STEORN DEMO LIVE & STREAM in Dublin, December 15th, 10 AM

[broli]

From the equations I posted you can extract the slope of the linear portion quite easily. To cut to the chase I have attached the equation for the linear part of the energy slope.

@omnibus: To be really honest I don't agree with the fact that theory shows OU. The energy from the source and out of the resistance have the same slope in the equations.

The negative slope is indeed strange. In theory there are two ways to get a negative slope. 1 is to invert the sign of your current data and keep everything else in tact. This will be like having a capacitive system but producing inductive data. Since this is not the case in experiments we can ignore it. Another very subtle way is increasing the phase shift beyond 90°.

[blueplanet]

In reply 3553, you have described the experimental results when R=10 Ohm, and you have shown us the following graph:

http://www.overunity.com/index.php?action=dlattach;topic=8411.0;attach=45744;image

So, Vin =30 V

The current probe suggests that the amplitude of Ir = 5*0.02 = 0.1 A
So, the amplitude of Vr = Ir R = 0.1 * 10 = 1 Volts.

Also, according to the graph, the voltage Vr measured using the shunt resistance method is 1.2 Volts.

Have I missed anything?

(PS. I think I should put Vr = 0.5 V peak-to-peak and Vin = 15 V peak-to-peak. The reason I used Vin = 30 V because I was trying to match the figures to the frequency domain measurement shown in another graph.)

Like I said, Vr cannot be found in any of my theoretical calculations or in the graphs based on these theoretical calculations. Admit you're wrong and move on.

[Omnibus]

In reply 3553, you have described the experimental results when R=10 Ohm, and you have shown us the following graph:

http://www.overunity.com/index.php?action=dlattach;topic=8411.0;attach=45744;image

So, Vin =30 V

The current probe suggests that the amplitude of Ir = 5*0.02 = 0.1 A
So, the amplitude of Vr = Ir R = 0.1 * 10 = 1 Volts.

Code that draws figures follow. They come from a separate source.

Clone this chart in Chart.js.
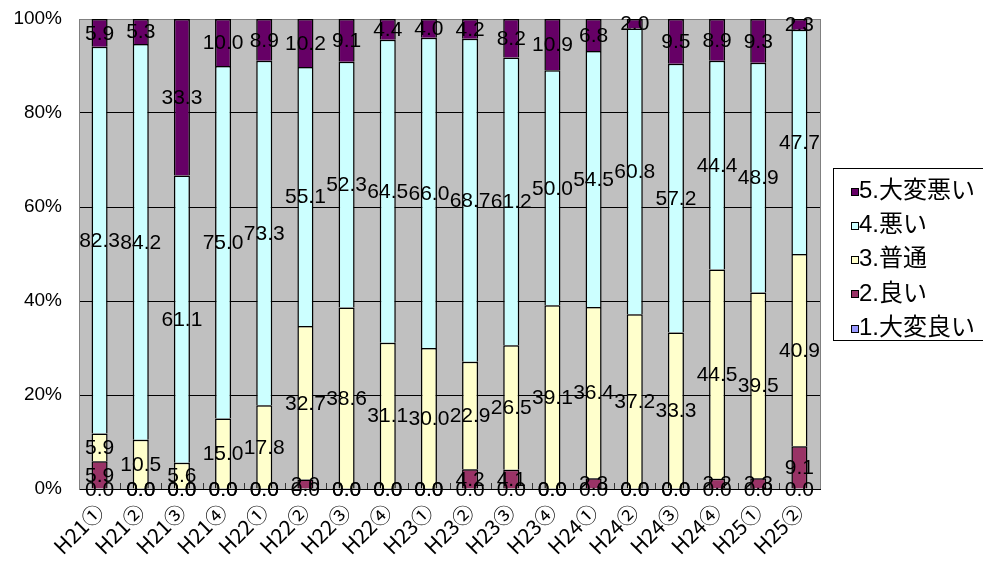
<!DOCTYPE html>
<html>
<head>
<meta charset="utf-8">
<script src="https://cdn.jsdelivr.net/npm/chart.js@4/dist/chart.umd.min.js"></script>
<style>
html,body{margin:0;padding:0;background:#fff;}
#wrap{position:relative;width:983px;height:571px;}
</style>
</head>
<body>
<div id="wrap"><canvas id="c" width="983" height="571"></canvas></div>
<script>
const categories = ["H21①","H21②","H21③","H21④","H22①","H22②","H22③","H22④","H23①","H23②","H23③","H23④","H24①","H24②","H24③","H24④","H25①","H25②"];
const veryGood = [0,0,0,0,0,0,0,0,0,0,0,0,0,0,0,0,0,0];
const good     = [5.9,0,0,0,0,2.0,0,0,0,4.2,4.1,0,2.3,0,0,2.2,2.3,9.1];
const normal   = [5.9,10.5,5.6,15.0,17.8,32.7,38.6,31.1,30.0,22.9,26.5,39.1,36.4,37.2,33.3,44.5,39.5,40.9];
const bad      = [82.3,84.2,61.1,75.0,73.3,55.1,52.3,64.5,66.0,68.7,61.2,50.0,54.5,60.8,57.2,44.4,48.9,47.7];
const veryBad  = [5.9,5.3,33.3,10.0,8.9,10.2,9.1,4.4,4.0,4.2,8.2,10.9,6.8,2.0,9.5,8.9,9.3,2.3];
const seriesNames = ["1.大変良い","2.良い","3.普通","4.悪い","5.大変悪い"];
const yTicks = [0,20,40,60,80,100];

const FONT = '"Liberation Sans","Noto Sans CJK JP",Arial,sans-serif';
const XFONT = '"Noto Sans CJK JP","Liberation Sans",sans-serif';
const colors = ["#9999FF","#993366","#FFFFCC","#CCFFFF","#660066"];
const seriesData = [veryGood, good, normal, bad, veryBad];

const datasets = seriesData.map((d,i)=>({
  label: seriesNames[i],
  data: d,
  backgroundColor: colors[i],
  borderColor: "#000",
  borderWidth: 1.5,
  barPercentage: 0.39,
  categoryPercentage: 1.0
}));

const bgPlugin = {
  id:'bg',
  beforeDraw(chart){
    const {ctx, chartArea:a} = chart;
    ctx.save();
    ctx.fillStyle = '#C0C0C0';
    ctx.fillRect(a.left, a.top, a.right-a.left, a.bottom-a.top);
    ctx.restore();
  },
  afterDraw(chart){
    const {ctx, chartArea:a} = chart;
    ctx.save();
    ctx.strokeStyle = '#808080';
    ctx.lineWidth = 1;
    ctx.beginPath();
    ctx.moveTo(Math.round(a.right)+0.5, a.top);
    ctx.lineTo(Math.round(a.right)+0.5, a.bottom);
    ctx.stroke();
    ctx.restore();
  }
};

const minorTicks = {
  id:'minorTicks',
  beforeDatasetsDraw(chart){
    const {ctx, chartArea:a} = chart;
    const n = categories.length;
    const w = (a.right - a.left)/n;
    ctx.save();
    ctx.strokeStyle = '#333';
    ctx.lineWidth = 1;
    ctx.beginPath();
    for(let i=1;i<n;i++){
      const x = Math.round(a.left + i*w)+0.5;
      ctx.moveTo(x, a.bottom);
      ctx.lineTo(x, a.bottom-6);
    }
    ctx.stroke();
    ctx.restore();
  }
};

const labelsPlugin = {
  id:'valLabels',
  afterDatasetsDraw(chart){
    const ctx = chart.ctx;
    ctx.save();
    ctx.font = '21px ' + FONT;
    ctx.fillStyle = '#000';
    ctx.textAlign = 'center';
    ctx.textBaseline = 'middle';
    chart.data.datasets.forEach((ds, i)=>{
      const meta = chart.getDatasetMeta(i);
      meta.data.forEach((el, j)=>{
        const v = ds.data[j];
        const y = (el.y + el.base)/2;
        ctx.fillText(v.toFixed(1), el.x, y + 1);
      });
    });
    ctx.restore();
  }
};

const legendPlugin = {
  id:'boxLegend',
  afterDraw(chart){
    const ctx = chart.ctx;
    const bx = 833, by = 168, bw = 160, bh = 172;
    ctx.save();
    ctx.strokeStyle = '#000';
    ctx.lineWidth = 1;
    ctx.strokeRect(bx+0.5, by+0.5, bw, bh);
    ctx.font = '24px ' + FONT;
    ctx.textBaseline = 'middle';
    ctx.textAlign = 'left';
    const rows = [4,3,2,1,0];
    rows.forEach((si, k)=>{
      const cy = 191 + k*34.3;
      ctx.fillStyle = colors[si];
      ctx.fillRect(851.5, Math.round(cy-3.5)+0.5, 7, 7);
      ctx.strokeStyle = '#000';
      ctx.strokeRect(851.5, Math.round(cy-3.5)+0.5, 7, 7);
      ctx.fillStyle = '#000';
      ctx.fillText(seriesNames[si], 859, cy);
    });
    ctx.restore();
  }
};

new Chart(document.getElementById('c'), {
  type:'bar',
  data:{ labels: categories, datasets },
  options:{
    responsive:false,
    animation:false,
    devicePixelRatio:1,
    layout:{ padding:{ top:19, right:163, left:0, bottom:0 } },
    plugins:{ legend:{display:false}, tooltip:{enabled:false} },
    scales:{
      x:{
        stacked:true,
        grid:{ display:false, drawTicks:false },
        border:{ display:true, color:'#000', width:1 },
        ticks:{ font:{ size:21, family:XFONT }, color:'#000', minRotation:45, maxRotation:45, padding:10, autoSkip:false },
        afterFit(s){ s.height = 82; s.paddingLeft = 0; s.paddingRight = 0; }
      },
      y:{
        stacked:true,
        min:0, max:100,
        afterBuildTicks(s){ s.ticks = yTicks.map(v=>({value:v})); },
        grid:{ color:(c)=> (c.tick && c.tick.value===100) ? '#808080' : '#000', lineWidth:1, drawTicks:false },
        border:{ display:true, color:'#808080', width:1 },
        ticks:{ font:{ size:19, family:FONT }, color:'#000', padding:17, callback:(v)=>v+'%' },
        afterFit(s){ s.width = 79; s.paddingTop = 0; s.paddingBottom = 0; }
      }
    }
  },
  plugins:[bgPlugin, minorTicks, labelsPlugin, legendPlugin]
});
</script>
</body>
</html>
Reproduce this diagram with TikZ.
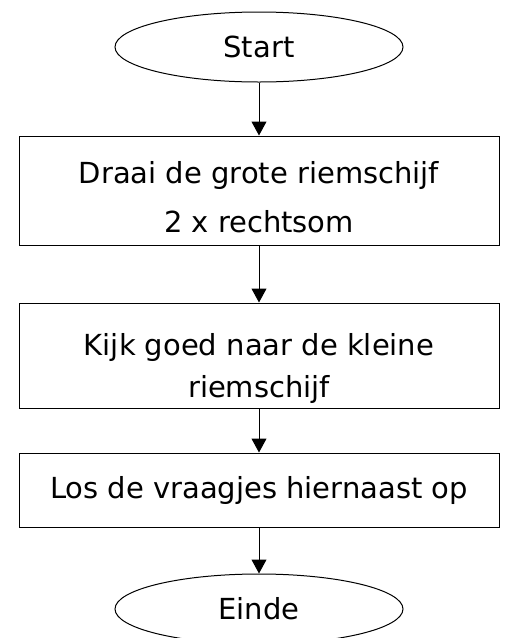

Also, according to the graph, the voltage Vr measured using the shunt resistance method is 1.2 Volts.

Have I missed anything?

(PS. I think I should put Vr = 0.5 V peak-to-peak and Vin = 15 V peak-to-peak. The reason I used Vin = 30 V because I was trying to match the figures to the frequency domain measurement shown in another graph.)

So, we're indeed done with the theoretical part. There indeed isn't Vr in my theoretical calculations. Now admit you were wrong in suggesting I used Vr in my theoretical calculations and, like I said, move on.

Here you're bringing up a question regarding my experimental results. This is a completely different topic and I'll look into that.

[Omnibus]

@broli,

Another very subtle way is increasing the phase shift beyond 90°.

Please take a look a few posts back. That's exactly what I said. This has to be explored thoroughly because neither an error in R nor an error in C can explain away the experimental results.

One last thing that may cause the observed OU to be in error is incorrectly assuming that what is measured as Vin isn't the real Vin. I mentioned that in still earlier posts (@blueplanet repeats it in his last post). I will look into this more.

As for the slope formula, you're using Vm, assuming perfectly symmetric waves. In fact, it is possible that, even theoretically, the waves to be skewed for some values of R and C, as the calculations above suggest. Therefore the theoretical Ein-t and Eout-t should reflect that. This so far can be achieved by point by point integration which, like I said already can only be provided conveniently in Excel. In Mathematica such integration is also possible but is cumbersome. To do it you have to create lists of integrals for time values (at small increments) along the entire cycle. In Excel it's somehow easier to do and it does show favorable (OU) difference in slopes. Now, @Omega_0 says it may be due to floating point error, @teslaalset appears not to agree. So we have to get to the bottom of this. But using Vm isn't the way. Again, I wish there were some analytical way (not through Vm but by having an expression of the curve from actually integrated point by point values) to demonstrate that. That'll be the ultimate proof.

[Omnibus]

@broli,

Let me make it a little clearer. Even with perfectly symmetric I and V sine waves, it appears that when doing the point by point integration (rather than the brute force Vm calculation) the Ein-t and Eout-t curves are skewed for some combinations of R and C.